A post adapted from Markus Stocker’s website: http://markusstocker.com/data-analysis-on-interoperable-infrastructure/
This post is an executive summary of Section 2.6 of ENVRIplus deliverable D9.2, which will be published soon. The section presents a demonstrator recently developed in the context of the project. It demonstrates how data analysis can be exposed to researchers as a Web-based service while interoperable Research Infrastructures and e-Infrastructures orchestrate everything else.
Somewhat boldly, I am suggesting that we prototype the future of scientific data analysis on interoperable Research Infrastructures and e-Infrastructures (henceforth referred to as infrastructures).
The story. Matti is a graduate student who is embarking postgraduate research in atmospheric science. One of his tasks is the analysis of data to detect and describe new particle formation events—atmospheric events whereby aerosol particles form and grow in diameter size over time. Matti is instructed by his supervisors to use a D4Science virtual research environment (VRE) for data analysis. Indeed, the research group had recently decided to move their data analysis from local computing environments (the researchers’ workstations) into a VRE. The VRE enables researchers to focus on analysing data and thereby address scientific questions while the infrastructure takes care of everything else, in particular: (1) Load data into computing environments for subsequent analysis; (2) Represent data and their semantics derived in analysis, following relevant vocabularies; (3) Systematically acquire derivative data in infrastructures and register them in catalogues.
The rationale. FAIR data is globally on the agenda of infrastructure development. We adopt the design principle not to leave making data FAIR to researchers. Instead, we suggest that infrastructures should curate FAIR data by Design. We thus weave data FAIRness into infrastructures’ fabric. A crucial factor to this effect is the removal of manual download and upload of data from and to systems.
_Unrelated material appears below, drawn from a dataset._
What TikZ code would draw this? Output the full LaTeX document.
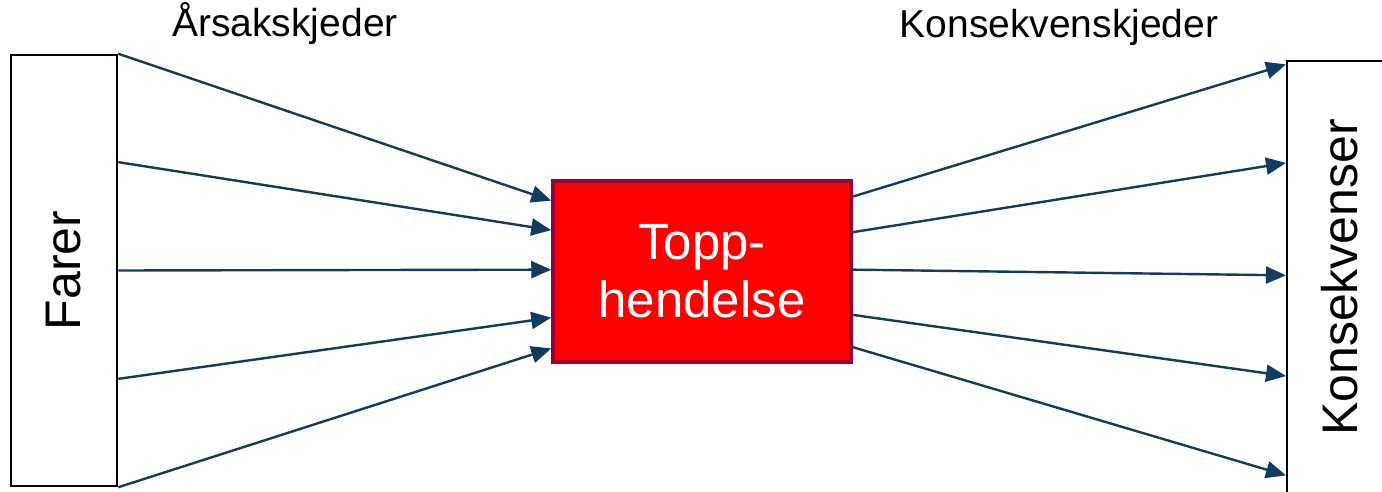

The implementation. Matti accesses the D4Science VRE and opens a Jupyter notebookthat supports data analysis. The notebook is served by JupyterLab at EGI. The following figure displays the notebook as seen by Matti.
The notebook makes use of D4Science Data Miner algorithms, accessed via WPS interface. One algorithm fetches the data consumed in analysis i.e., particle size distribution data, via the SmartSMEAR API of the Finnish Station for Measuring Ecosystem-Atmosphere Relations (SMEAR) Research Infrastructure. This algorithm also plots data as shown in the figure above. The plot is used by Matti to decide whether or not an event has occurred on the given day and place, and describe the event for its attributes.
The second algorithm collects the data produced in analysis i.e., a data tuple for event attributes, and creates a machine readable description of information (i.e., data and their semantics) about the event. The algorithm also registers the acquired derivative data in the CKAN based D4Science catalog. The following figure shows cataloged derivative data.
The catalog supports search of and access to derivative data. The following is example derivative data describing the event that occurred on April 4, 2013 at Hyytiälä, Finland. For the sake of (human) readability, we omit some details.
 a lode:Event ; :hasClassification [ rdfs:label "Class Ia"^^xsd:string ; rdfs:comment "Very clear and strong event"^^xsd:string ] ; lode:atPlace [ a gn:Feature, dul:Place ; gn:countryCode "FI"^^xsd:string ; gn:locationMap <http://www.geonames.org/656888/hyytiaelae.html> ; gn:name "Hyytiälä"^^xsd:string ; wgs84:lat 6.184562e+01 ; wgs84:long 2.429077e+01 ] ; lode:atTime [ a time:Interval ; time:hasBeginning [ a time:Instant ; time:inXSDDateTime "2013-04-04T11:00:00+03:00"^^xsd:dateTime ] ; time:hasEnd [ a time:Instant ; time:inXSDDateTime "2013-04-04T12:00:00+03:00"^^xsd:dateTime ] ] ; lode:inSpace [ a sf:Point, wgs84:SpatialThing ; geosparql:asWKT "POINT (24.29077 61.84562)"^^geosparql:wktLiteral ] .
In contrast to the corresponding data tuple collected in the notebook i.e.,
('2013-04-04', 'Hyytiälä', '11:00', '12:00', 'Class Ia')
the description also captures data semantics and does so in a machine-readable form.
Together with representatives of the scientific community, we are currently developing a concept for new particle formation event as part of the Environment Ontology. We will update the representation to follow the newly developed conceptualization once the concept is published.